Reacting to the news Preben Aamann, spokesman for Donald Tusk, president of the European Council of the remaining 27 member states is reported to have said negotiating guidelines it is forging for Britain’s exit from the bloc will not be affected by the British government’s call for an election.

“The UK elections do not change our EU27 plans,” he told Rte.ie.

Mrs May, who has a fragile working majority of just 17 in the Commons, said she wanted “unity” at Westminster as talks on Brexit begin in earnest with the European Union. She said: “We want a deep and special partnership between a strong and successful European Union and a United Kingdom that is free to chart its own way in the world.

“That means we will regain control of our own money, our own laws and our own borders and we will be free to strike trade deals with old friends and new partners all around the world. “This is the right approach, and it is in the national interest. But the other political parties oppose it.

“At this moment of enormous national significance there should be unity here in Westminster, but instead there is division. The country is coming together, but Westminster is not.” She acknowledged that she needed a stronger position in the Commons to secure her plans for the UK’s future outside the EU.

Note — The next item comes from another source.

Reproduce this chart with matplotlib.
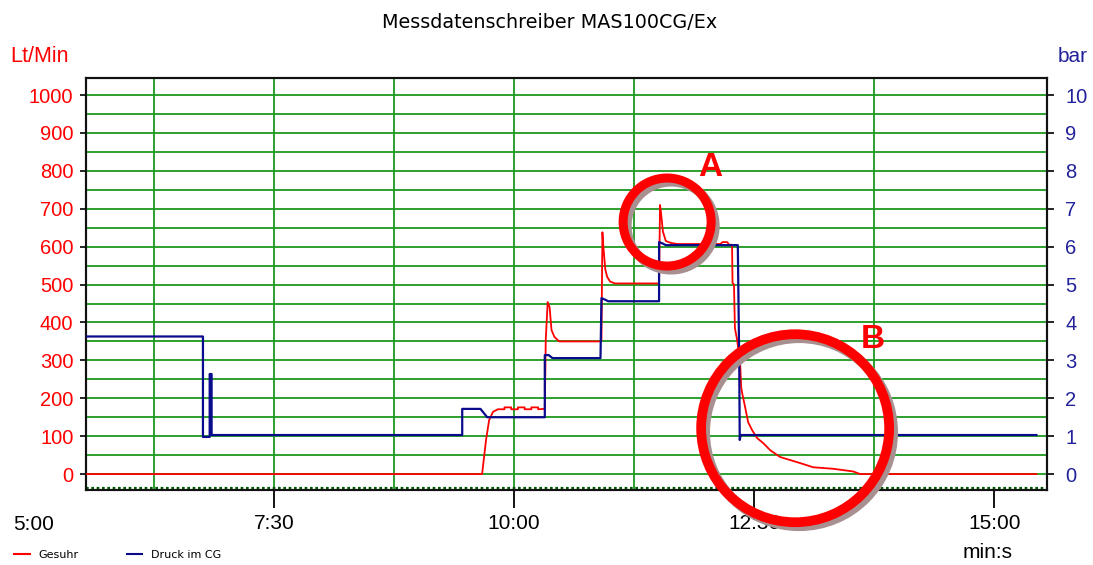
import matplotlib
matplotlib.use("Agg")
import matplotlib.pyplot as plt
from matplotlib.patches import Ellipse
from matplotlib.lines import Line2D
import matplotlib.transforms as mtransforms

plt.rcParams['font.family'] = ['Liberation Sans', 'DejaVu Sans']

# ---- data (time in minutes) ----
flow_t = [5.54, 9.667, 9.708, 9.74, 9.78, 9.83, 9.90, 9.90, 9.97, 9.97, 10.04, 10.04,
          10.11, 10.11, 10.18, 10.18, 10.25, 10.25, 10.32, 10.33, 10.35, 10.37, 10.39,
          10.42, 10.47, 10.90, 10.91, 10.92, 10.93, 10.95, 10.97, 11.00, 11.05, 11.51,
          11.52, 11.53, 11.55, 11.58, 11.63, 11.70, 12.15, 12.17, 12.22, 12.24, 12.27,
          12.275, 12.29, 12.30, 12.323, 12.354, 12.365, 12.375, 12.406, 12.4375, 12.479,
          12.531, 12.594, 12.667, 12.771, 12.875, 12.979, 13.115, 13.323, 13.531, 13.604,
          15.44]
flow_v = [0, 0, 90, 142, 164, 171, 171, 176, 176, 171, 171, 176,
          176, 171, 171, 176, 176, 171, 172, 354, 454, 440, 380,
          362, 350, 350, 352, 638, 600, 540, 520, 508, 503, 503,
          710, 690, 640, 615, 610, 607, 607, 612, 612, 605, 605,
          504, 500, 385, 354, 293, 230, 214, 177, 137, 116,
          95, 82, 63, 45, 37, 29, 18, 14, 7, 0,
          0]

press_t = [5.54, 6.76, 6.76, 6.83, 6.83, 6.85, 6.85, 9.46, 9.46, 9.65, 9.72, 10.32,
           10.32, 10.36, 10.40, 10.90, 10.91, 10.95, 10.98, 11.51, 11.51, 11.55,
           11.58, 12.33, 12.345, 12.35, 12.36, 15.44]
press_v = [3.63, 3.63, 0.98, 0.98, 2.64, 2.64, 1.03, 1.03, 1.72, 1.72, 1.50, 1.50,
           3.14, 3.14, 3.06, 3.06, 4.64, 4.60, 4.56, 4.56, 6.12, 6.08,
           6.04, 6.04, 2.93, 0.90, 1.03, 1.03]

xtick_pos = [7.5, 10.0, 12.5, 15.0]
xtick_lab = ["7:30", "10:00", "12:30", "15:00"]
vgrid_pos = [6.25, 7.5, 8.75, 10.0, 11.25, 13.75]
left_ticks = list(range(0, 1001, 100))
right_ticks = list(range(0, 11))

RED = '#ff0000'
NAVY = '#0a0a8c'
NAVY_TXT = '#22229a'
GREEN = '#1d9a1d'

fig = plt.figure(figsize=(10.93, 5.65), dpi=100)
ax = fig.add_axes([86/1093, 1-490/565, (1047-86)/1093, (490-78)/565])
ax.set_xlim(5.542, 15.55)
ax.set_ylim(-42, 1045)

# grid
for y in range(0, 1001, 50):
    ax.axhline(y, color=GREEN, lw=1.3, zorder=1)
for x in vgrid_pos:
    ax.axvline(x, color=GREEN, lw=1.3, zorder=1)
ax.axhline(-37, color='#005500', lw=1.6, ls=(0, (1.2, 1.2)), zorder=1)

# right axis as scaled twin
ax2 = ax.twinx()
ax2.set_ylim(-0.42, 10.45)

ax.plot(flow_t, flow_v, color=RED, lw=1.3, zorder=3)
ax.plot(press_t, [v * 100 for v in press_v], color=NAVY, lw=1.6, zorder=4)

for a in (ax, ax2):
    for s in a.spines.values():
        s.set_linewidth(1.5)
        s.set_color('#111111')

ax.set_yticks(left_ticks)
ax.set_yticklabels([str(v) for v in left_ticks], color=RED, fontsize=14.5)
ax.tick_params(axis='y', length=4, width=1.2, pad=5)
ax2.set_yticks(right_ticks)
ax2.set_yticklabels([str(v) for v in right_ticks], color=NAVY_TXT, fontsize=14.5)
ax2.tick_params(axis='y', length=5, width=1.2, pad=8)

ax.set_xticks(xtick_pos)
ax.set_xticklabels(xtick_lab, fontsize=15)
ax.tick_params(axis='x', length=13, width=1.3, pad=4)
trans = mtransforms.blended_transform_factory(ax.transData, ax.transAxes)
ax.text(5.0, -25.5 / 412, "5:00", transform=trans, ha='center', va='top', fontsize=15, clip_on=False)

# titles and labels
fig.text(0.5025, 1-22/565, "Messdatenschreiber MAS100CG/Ex", ha='center', va='center', fontsize=13.8,
         family=['DejaVu Sans'])
fig.text(40/1093, 1-57/565, "Lt/Min", ha='center', va='center', fontsize=15.5, color=RED)
fig.text(1073/1093, 1-57/565, "bar", ha='center', va='center', fontsize=15, color=NAVY_TXT)
fig.text(988/1093, 1-553/565, "min:s", ha='center', va='center', fontsize=15)

# legend
handles = [Line2D([0], [0], color=RED, lw=1.5), Line2D([0], [0], color=NAVY, lw=1.5)]
fig.legend(handles, ["Gesuhr", "Druck im CG"], loc='lower left', bbox_to_anchor=(0.004, -0.008),
           ncol=2, frameon=False, handlelength=1.4, columnspacing=4.3, handletextpad=0.8,
           prop={'family': ['DejaVu Sans'], 'size': 8})

# annotation circles
px_x = 961 / (15.55 - 5.542)
px_y = 412 / (1045 + 42)

def ring(cx, cy, r, lw):
    w = 2 * r / px_x
    h = 2 * r / px_y
    sh = Ellipse((cx + 4 / px_x, cy - 4 / px_y), w, h, fill=False, ec='#a89090', lw=lw,
                 zorder=5, clip_on=False, transform=ax.transData)
    ax.add_patch(sh)
    e = Ellipse((cx, cy), w, h, fill=False, ec=RED, lw=lw, zorder=6, clip_on=False,
                transform=ax.transData)
    ax.add_patch(e)

ax.set_zorder(ax2.get_zorder() + 1)
ax.patch.set_visible(False)

ring(11.594, 665, 44, 6.5)
ring(12.927, 121, 94, 7)
ax.text(12.04, 810, "A", color=RED, fontsize=24, fontweight='bold', ha='center', va='center', zorder=7)
ax.text(13.74, 354, "B", color=RED, fontsize=24, fontweight='bold', ha='center', va='center', zorder=7)

fig.savefig("out.png", dpi=100)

“Our opponents believe because the Government’s majority is so small that our resolve will weaken and that they can force us to change. They are wrong,” she said.

“They under-estimate our determination to get the job done and I am not prepared to let them endanger the security of millions of working people across the country, because what they are doing jeopardises the work we must do to prepare for Brexit at home and it weakens the Government’s negotiating position in Europe.”